As a merchant, receiving the first bill from a credit card processing company can be overwhelming and confusing. There probably will be a long list of mysterious charges that leave you feeling powerless and exploited. And switching companies is an even more intimidating task, requiring intense time and energy with the risk of ending up in a worse situation. At the very least, you should know what some of these charges are for so you can potentially avoid paying expensive bills. Here’s a general overview and breakdown of credit card processing fees to give you a greater understanding of what exactly you’re paying for.

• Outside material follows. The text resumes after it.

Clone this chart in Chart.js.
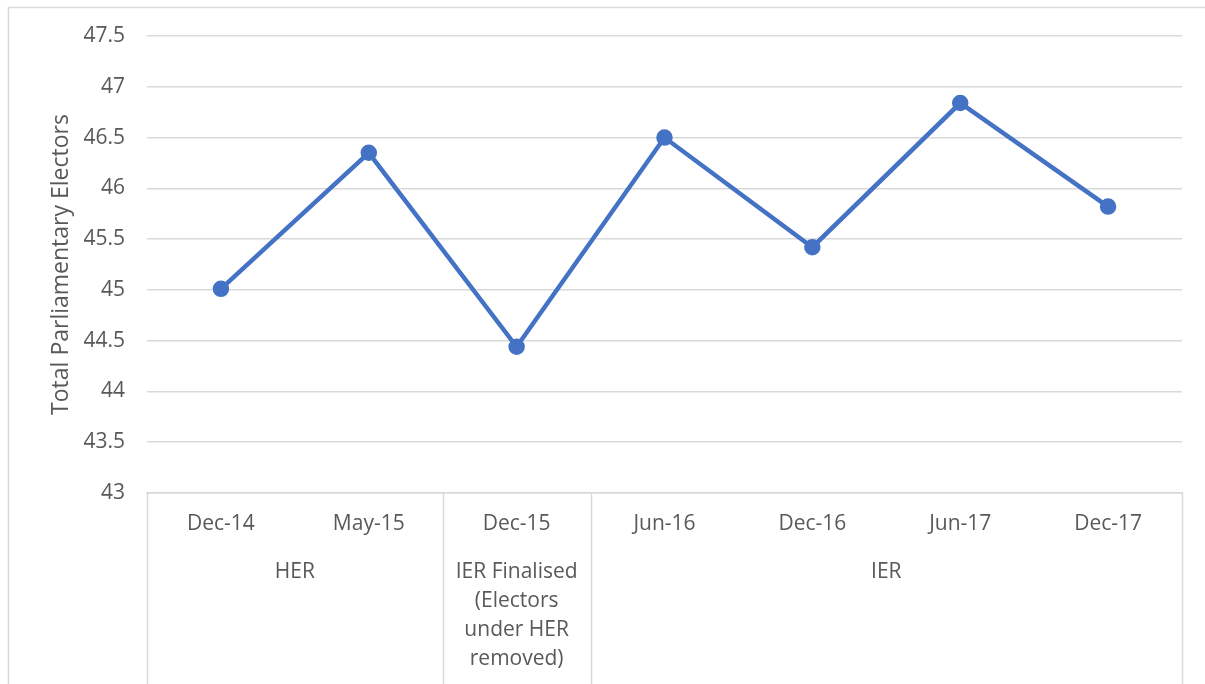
<!DOCTYPE html>
<html>
<head>
<meta charset="utf-8">
<script src="https://cdn.jsdelivr.net/npm/chart.js@4"></script>
<style>
  html, body { margin: 0; padding: 0; background: #fff; }
  #wrap { width: 1205px; height: 684px; position: relative; }
</style>
</head>
<body>
<div id="wrap"><canvas id="chart" width="1205" height="684"></canvas></div>
<script>
const categories = ['Dec-14', 'May-15', 'Dec-15', 'Jun-16', 'Dec-16', 'Jun-17', 'Dec-17'];
const electors = [45.01, 46.35, 44.44, 46.50, 45.42, 46.84, 45.82];
const groupLabels = [['HER'], ['IER Finalised', '(Electors', 'under HER', 'removed)'], ['IER']];
const groupStart = [0, 2, 3];
const groupEnd = [1, 2, 6];

const gridColor = '#d9d9d9';
const textColor = '#595959';
const fontFamily = '"Open Sans", sans-serif';

// draws the second level of category labels and the box lines under the axis
const groupAxis = {
    id: 'groupAxis',
    beforeDraw(chart) {
        const ctx = chart.ctx;
        ctx.save();
        ctx.strokeStyle = gridColor;
        ctx.lineWidth = 1.5;
        ctx.beginPath();
        ctx.moveTo(8.5, chart.height);
        ctx.lineTo(8.5, 7.5);
        ctx.lineTo(chart.width, 7.5);
        ctx.stroke();
        ctx.restore();
    },
    afterDraw(chart) {
        const ctx = chart.ctx;
        const x = chart.scales.x;
        const half = (x.getPixelForValue(1) - x.getPixelForValue(0)) / 2;
        const top = chart.chartArea.bottom;
        ctx.save();
        ctx.strokeStyle = gridColor;
        ctx.lineWidth = 1.5;
        const edges = [groupStart[0]].concat(groupEnd.map(e => e + 1));
        edges.forEach(i => {
            const px = Math.round(x.getPixelForValue(i) - half) + 0.5;
            ctx.beginPath();
            ctx.moveTo(px, top);
            ctx.lineTo(px, chart.height);
            ctx.stroke();
        });
        ctx.fillStyle = textColor;
        ctx.font = '21px ' + fontFamily;
        ctx.textAlign = 'center';
        ctx.textBaseline = 'middle';
        groupLabels.forEach((lines, g) => {
            const cx = (x.getPixelForValue(groupStart[g]) + x.getPixelForValue(groupEnd[g])) / 2;
            lines.forEach((line, k) => {
                ctx.fillText(line, cx, top + 79 + k * 29);
            });
        });
        ctx.restore();
    }
};

new Chart(document.getElementById('chart'), {
    type: 'line',
    data: {
        labels: categories,
        datasets: [{
            data: electors,
            borderColor: '#4472c4',
            backgroundColor: '#4472c4',
            borderWidth: 4.5,
            pointRadius: 6,
            pointHoverRadius: 6,
            tension: 0
        }]
    },
    options: {
        responsive: false,
        animation: false,
        layout: { padding: { top: 36, right: 23, left: 0, bottom: 0 } },
        plugins: { legend: { display: false }, tooltip: { enabled: false } },
        scales: {
            x: {
                offset: true,
                grid: { display: false, drawTicks: false },
                border: { display: true, color: gridColor, width: 1.5 },
                ticks: { color: textColor, font: { family: fontFamily, size: 21 }, padding: 18, maxRotation: 0 },
                afterFit(scale) { scale.height = 191; }
            },
            y: {
                min: 43,
                max: 47.5,
                grid: { color: gridColor, lineWidth: 1.5, drawTicks: false },
                border: { display: false },
                ticks: {
                    stepSize: 0.5,
                    color: textColor,
                    font: { family: fontFamily, size: 21 },
                    padding: 22,
                    callback: v => String(v)
                },
                title: {
                    display: true,
                    text: 'Total Parliamentary Electors',
                    color: textColor,
                    font: { family: fontFamily, size: 23 },
                    padding: { top: 48, bottom: 0 }
                },
                afterFit(scale) { scale.width = 147; }
            }
        }
    },
    plugins: [groupAxis]
});
</script>
</body>
</html>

Credit Card Processing Entities
Rather than simply paying your credit card processing company, these expenses actually to three entities involved in the credit card payment process: the bank or credit union, the credit card network, and your processing company. So right off the bat, we can break down your payment into three types of charges:
Interchange fees: These fees go to the bank or credit card issuer and make up the vast majority of all processing expenses. Since these are predetermined by the issuer, they are not negotiable by the merchant. They can depend on a variety of factors:
- Credit card network: Visa, Amex, etc.
- Card type: credit and debit cards have different charges, and some credit card types can have upcharges, such as business and rewards cards.
- Payment processing method impacts the charge for that transaction, depending on the chargeback risk factor. A physical card swipe will have a different rate from card information data entry. Most issuers will also distinguish between online payments and card-not-present transactions.
- The merchant category code, or MCC, is the classification of your business industry, which also is based on risk factors. High risk industries such as gaming, CBD, and adult products can have significantly increased rates. Unless you have a company like Double Helix that specializes in high risk merchant accounts, frequent chargebacks can be extremely costly or potentially result in account termination.
Some issuers will make their fees publicly available, which is an extremely helpful resource when determining the validity of the bill from your credit card processing company. Others will not provide this information until you are partnered with them, which can be an indicator of overpriced fees in some cases.
Assessment fees: These fees go to the credit card company, and therefore are also not negotiable. Assessment rates are under the discretion of the company, but they can depend on factors like card type, transaction volume, and type of transaction. Some unique transactions such as international can have increased rates.
Processing fees: This is the markup that goes directly to the credit card processing company, and it is the only negotiable category of fees. Before you attempt to negotiate your charges, it is important to understand which of the fees are determined by the processing company, or how much of your bill makes up their profit margin. The overall cost of a processing company can be presented as separate or blended with interchange and assessment fees. For example, .25% + $0.10 could represent the interchange plus the markup for transaction fees. Unfortunately, some companies will not make such a clear distinction.
Types of Charges and Fees
Now that you understand the entities involved in credit card processing, let’s break down your actual bill. The long list of fees that you see will be a combination of interchange, assessment, and processing fees that fall into these three categories:
Transactional: A small fee paid during each individual transaction. Typically, these are represented as a percentage, flat rate, or a combination of both. Transactional fees are usually the rates advertised to merchants as the main cost of a credit card processing company; be aware that they make up only a portion of the actual fees you will be charged when hiring a company.
Scheduled: Regular, recurring fees that do not depend on transaction volume. These are usually mostly processing fees and can depend on other services besides transactions that are provided by your credit card processing company. These charges can include:
- Fixed Acquirer Network fee
- Merchant Location fee
- Monthly fee
- Annual fee
- Statement fee
- Online reporting fee
- Monthly minimum fee
- Terminal fee
- POS software fee
- Payment Gateway fee
- IRS reporting fee
Incidental: These are charges that occur occasionally following a certain event. This type of fees is the most avoidable if you are aware that these charges can occur depending on your behavior or account status. Some incidental fees include:
- Chargeback fee
- Account closure fee
- Early termination fee
- Application fee
- Processing integrity fee
- Voice authorization fee
- Retrieval request fee
- Non-sufficient funds fee
Of course, the amount and nature of credit card processing fees can vary greatly depending on the company, so it is important to understand each fee and how you can control it.